盛子越冷静地回答:“陆蕊和她争第一,引她出手故意摔倒受伤,我爸妈现在医院道歉,我去看看情况,楚楚就先交给你们照顾一下了。”
钱金凤是经历过背叛与欺骗的人,深知人心险恶,当时便冷了脸:“那孩子小小年纪就如此狡诈?”
盛子楚抱着钱金凤的脖子,抽噎着:“师父……刚才我一个人站在那里没人理我,我好害怕。”
钱金凤心疼死了,紧紧地抱着盛子楚,贴着她的小脸,嘴里安慰着:“不怕不怕,走,我们先回家,这里的事情交给大人处理。”
她给甘敏学丢了个脸色,甘敏学点点头折回身走向剧院后台。钱金凤抱着盛子楚往文化局的家中走去,感受着她渐渐止住了颤抖,这才安心了一些。
安置好盛子楚,盛子越加快脚步向医院走去。
县人民医院与剧院走路只有七、八分钟,盛子越先到门诊楼一楼的五官科瞄了一眼,看到聂小菊医生正坐在那里看书。

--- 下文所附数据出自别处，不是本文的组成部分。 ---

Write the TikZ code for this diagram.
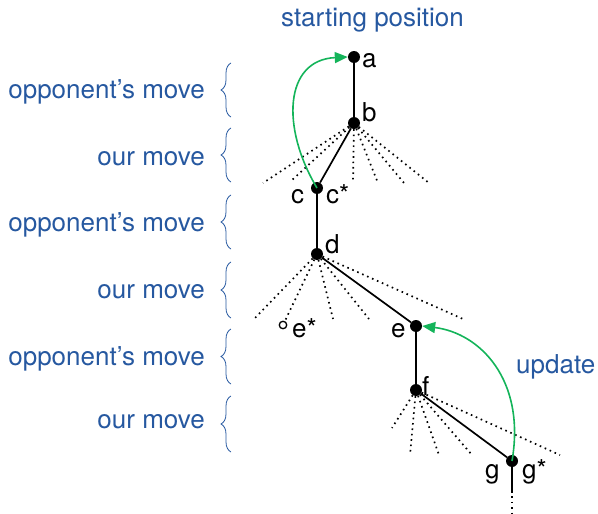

盛子越走进诊室,面色有些凝重,聂小菊抬头看到,心里咯噔了一下,忙问:“越越,怎么了?”
“聂阿姨,我表妹受伤了,正在外科诊室处理,您能不能帮我去找医生打听一下真实的情况?”
聂小菊站起身便往外走:“表妹?是你大舅那个孩子陆蕊吧?”
“是,她说是楚楚推倒的,但是我觉得不是。你把医生带出去,我悄悄问问她。”
聂小菊的眉毛拧成了一条线,有点不赞同地说:“你一个初中生能够问出个什么?这种事情交给大人处理就是了。”
盛子越淡淡一笑:“聂阿姨您放心,我和她关系最好,肯定能问出点东西。”
聂小菊认真地打量了她一下。这个秀丽的小姑娘是她看着长大的,才五岁就知道在父亲晕倒时稳定母亲情绪,聪慧内秀,眼下不过才十二岁就有着让人信服的力量。
“好,阿姨听你指挥。走!”聂小菊整了整白大褂的衣领,大踏步向前。
五官科在门诊大楼一楼的东头,外科诊室在西头,聂小菊刚走过门厅,就听见陆桂枝低声下气的说话。
“好了,良华,我们到底是一家人,何必闹得这么难看?这次是我们的错,医药费、营养费我们全部承担,明天我带着盛子楚亲自上门道歉。但……升旗仪式上让楚楚念检讨那就算了吧?她才七岁呢。”